SPIEGEL: How long were you in Auschwitz?

Eichengreen: A few weeks.

SPIEGEL: Do you not know exactly?

Eichengreen: I didn’t have a watch or a diary or a calendar. I had absolutely nothing.

SPIEGEL: So you simply waited?

Eichengreen: Yes. Three times a day we had roll call. In the early morning we were given a small piece of bread and if we were lucky we would get some thin soup in the evening. There were 500 of us women in one small barrack.

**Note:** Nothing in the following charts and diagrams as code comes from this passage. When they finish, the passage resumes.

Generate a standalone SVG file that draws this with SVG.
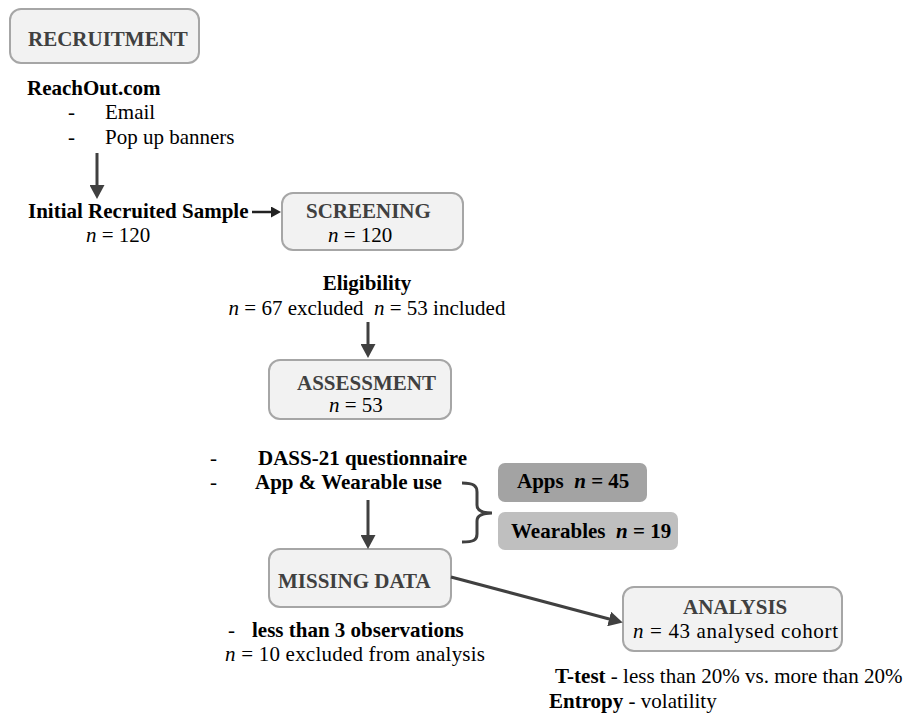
<svg xmlns="http://www.w3.org/2000/svg" width="912" height="715" viewBox="0 0 912 715">
<style>
text{font-family:"Liberation Serif","Times New Roman",serif;font-size:21px;fill:#000}
.h{font-weight:bold;fill:#404040}
.b{font-weight:bold}
.i{font-style:italic}
.pre{white-space:pre}
.box{fill:#f2f2f2;stroke:#a6a6a6;stroke-width:2}
.con{stroke:#404040;stroke-width:3;fill:none}
</style>
<defs>
<marker id="ah" markerUnits="userSpaceOnUse" markerWidth="15" markerHeight="15" refX="4" refY="7.5" orient="auto">
<path d="M0,0 L14,7.5 L0,15 z" fill="#404040"/>
</marker>
<marker id="ahs" markerUnits="userSpaceOnUse" markerWidth="11" markerHeight="11" refX="3" refY="5.5" orient="auto">
<path d="M0,0 L10,5.5 L0,11 z" fill="#222"/>
</marker>
</defs>
<rect width="912" height="715" fill="#fff"/>

<g id="recruitment">
<rect class="box" x="10" y="9" width="189" height="54" rx="11"/>
<text class="h" x="28" y="46">RECRUITMENT</text>
</g>
<g id="reachout">
<text class="b" x="27" y="95">ReachOut.com</text>
<text x="68" y="119">-</text><text x="105" y="119">Email</text>
<text x="68" y="144">-</text><text x="105" y="144">Pop up banners</text>
</g>
<g id="initial-sample">
<text class="b" x="28" y="218">Initial Recruited Sample</text>
<text x="86" y="242"><tspan class="i">n</tspan> = 120</text>
</g>
<g id="screening">
<rect class="box" x="282" y="193" width="181" height="57" rx="11"/>
<text class="h" x="306" y="218">SCREENING</text>
<text x="328" y="242"><tspan class="i">n</tspan> = 120</text>
</g>
<g id="eligibility">
<text class="b" x="367" y="290" text-anchor="middle">Eligibility</text>
<text class="pre" xml:space="preserve" x="367" y="315" text-anchor="middle"><tspan class="i">n</tspan> = 67 excluded  <tspan class="i">n</tspan> = 53 included</text>
</g>
<g id="assessment">
<rect class="box" x="269" y="360" width="182" height="59" rx="11"/>
<text class="h" x="297" y="390">ASSESSMENT</text>
<text x="329" y="412"><tspan class="i">n</tspan> = 53</text>
</g>
<g id="assessment-items">
<text x="210" y="465">-</text><text class="b" x="258" y="465">DASS-21 questionnaire</text>
<text x="210" y="489">-</text><text class="b" x="255" y="489">App &amp; Wearable use</text>
</g>
<g id="apps">
<rect x="498" y="463" width="149" height="39" rx="7" fill="#a3a3a3"/>
<text class="b pre" xml:space="preserve" x="517" y="488">Apps  <tspan class="i">n</tspan> = 45</text>
</g>
<g id="wearables">
<rect x="498" y="512" width="180" height="38" rx="7" fill="#bfbfbf"/>
<text class="b pre" xml:space="preserve" x="511" y="538">Wearables  <tspan class="i">n</tspan> = 19</text>
</g>
<g id="missing-data">
<rect class="box" x="269" y="549" width="182" height="58" rx="11"/>
<text class="h" x="278" y="588">MISSING DATA</text>
</g>
<g id="missing-notes">
<text x="228" y="637">-</text><text class="b" x="252" y="637">less than 3 observations</text>
<text x="225" y="661" textLength="260" lengthAdjust="spacing"><tspan class="i">n</tspan> = 10 excluded from analysis</text>
</g>
<g id="analysis">
<rect class="box" x="623" y="587" width="219" height="64" rx="11"/>
<text class="h" x="683" y="614">ANALYSIS</text>
<text x="633" y="638" textLength="205" lengthAdjust="spacing"><tspan class="i">n</tspan> = 43 analysed cohort</text>
</g>
<g id="analysis-notes">
<text x="555" y="683"><tspan class="b">T-test</tspan> - less than 20% vs. more than 20%</text>
<text x="549" y="708"><tspan class="b">Entropy</tspan> - volatility</text>
</g>

<g id="connectors">
<line class="con" x1="97" y1="153" x2="97" y2="189" marker-end="url(#ah)"/>
<line x1="252" y1="212" x2="274" y2="212" stroke="#222" stroke-width="2.5" marker-end="url(#ahs)"/>
<line class="con" x1="368" y1="322" x2="368" y2="348" marker-end="url(#ah)"/>
<line class="con" x1="368" y1="500" x2="368" y2="539" marker-end="url(#ah)"/>
<line class="con" x1="451" y1="577" x2="613" y2="620" marker-end="url(#ah)"/>
<path class="con" d="M462,483 C474,483 477,486 477,492 L477,505 C477,510 482,513 492,513 C482,513 477,516 477,521 L477,534 C477,540 474,542 462,542"/>
</g>
</svg>
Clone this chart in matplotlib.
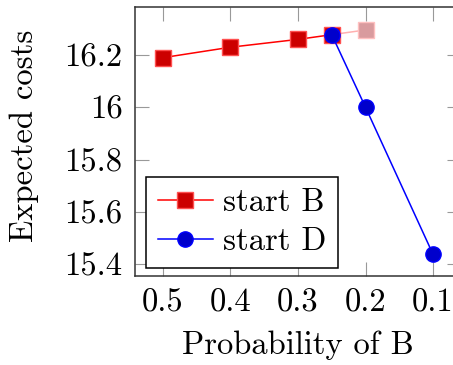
import matplotlib
matplotlib.use("Agg")
import matplotlib.pyplot as plt

# Data
prob_b = [0.5, 0.4, 0.3, 0.25]
cost_b = [16.19, 16.23, 16.26, 16.278]
prob_b_faded = [0.25, 0.2]
cost_b_faded = [16.278, 16.296]
prob_d = [0.25, 0.2, 0.1]
cost_d = [16.278, 16.0, 15.437]
xticks = [0.5, 0.4, 0.3, 0.2, 0.1]
xtick_labels = ["0.5", "0.4", "0.3", "0.2", "0.1"]
yticks = [15.4, 15.6, 15.8, 16.0, 16.2]
ytick_labels = ["15.4", "15.6", "15.8", "16", "16.2"]

plt.rcParams['font.family'] = ['cmr10', 'DejaVu Serif']
plt.rcParams['axes.formatter.use_mathtext'] = True

fs = 23.5
fig = plt.figure(figsize=(4.53, 3.65), dpi=100)
ax = fig.add_axes([135/453, 89/365, 326/453, 269/365])

ax.plot(prob_b_faded, cost_b_faded, color='#ffb0b0', lw=1.1, marker='s', ms=11.5,
        mfc='#d99b9e', mec='#ffc0c0', mew=1.0, markevery=[1], zorder=2)
ax.plot(prob_b, cost_b, color='red', lw=1.1, marker='s', ms=11.5,
        mfc='#cc0000', mec='#ff5050', mew=1.0, label='start B', zorder=3)
ax.plot(prob_d, cost_d, color='blue', lw=1.1, marker='o', ms=11,
        mfc='#0000cc', mec='#0000ff', mew=1.0, label='start D', zorder=4)

ax.set_xlim(0.5414, 0.0586)
ax.set_ylim(15.354, 16.384)
ax.set_xticks(xticks)
ax.set_xticklabels(xtick_labels)
ax.set_yticks(yticks)
ax.set_yticklabels(ytick_labels)

ax.tick_params(direction='in', length=10, width=0.8, color='#999999',
               top=True, right=True, labelsize=fs)
ax.tick_params(axis='y', pad=9)
ax.tick_params(axis='x', pad=9)
for s in ax.spines.values():
    s.set_color('#333333')
    s.set_linewidth(1.1)

ax.set_xlabel('Probability of B', fontsize=fs)
ax.set_ylabel('Expected costs', fontsize=fs)
ax.xaxis.set_label_coords(0.5, (276-345)/269)
ax.xaxis.label.set_va('center')
ax.yaxis.set_label_coords((24-135)/326, (276-135.5)/269)
ax.yaxis.label.set_va('center')

leg = ax.legend(loc='lower left', bbox_to_anchor=(0.034, 0.031), borderaxespad=0,
                fontsize=fs, handlelength=1.7, handletextpad=0.3, labelspacing=0.3,
                borderpad=0.35, fancybox=False, framealpha=1, edgecolor='black',
                numpoints=1)
leg.get_frame().set_linewidth(1.1)

fig.savefig('out.png', dpi=100)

SPIEGEL: What happened next?

Eichengreen: One day we were brought to Hamburg and put in the work camp Dessauer Ufer, a satellite camp of Neuengamme concentration camp. We slept on the floor of an empty storeroom and every morning SS guards marched us to work at the German shipyards Blohm & Voss.

SPIEGEL: To clear rubble?

Eichengreen: Yes. The work was tough, because it was winter -- it snowed and rained. We only had tattered clothing and something approaching a thin raincoat. It had a yellow stripe, which ran from the top to the bottom. We had shaved heads and it was really cold. All of us ended up with pneumonia and tuberculosis, and we just kept on working with bloody hands. In the end they brought us all to a big assembly camp, to Bergen Belsen, probably because the war was drawing to a close.

SPIEGEL: And that was when the camp had practically been abandoned to run itself, just a few weeks before liberation?

Eichengreen: Yes. There was hardly any food left. The dead lay on the paths and there were corpses in every barrack.

SPIEGEL: How do you deal with something like that? You were just 20 years old at the time.

Eichengreen: You notice it, you see it, you smell it, and then you look away. We knew that it was not possible to stay alive for long in Bergen Belsen.

SPIEGEL: When did you first notice that the war was about to come to an end?

Eichengreen: The first signal was that the SS guards in Bergen Belsen suddenly started wearing white armbands. But it wasn’t until later that we realized what this meant. We had already seen them wear black armbands sometimes to mourn for someone. But white armbands? It was only when the tanks rolled down the main alleyway of the camp, and the British came out, that we realized that it was over. We were really happy for about a minute. But straightaway came the thought: Where is my family? Where are all the other families? My friend had lost her father and mother. I had lost my parents, my sister, my uncle, my aunt. Everyone. Then everyone just asked: “When can we have some water and something to eat?”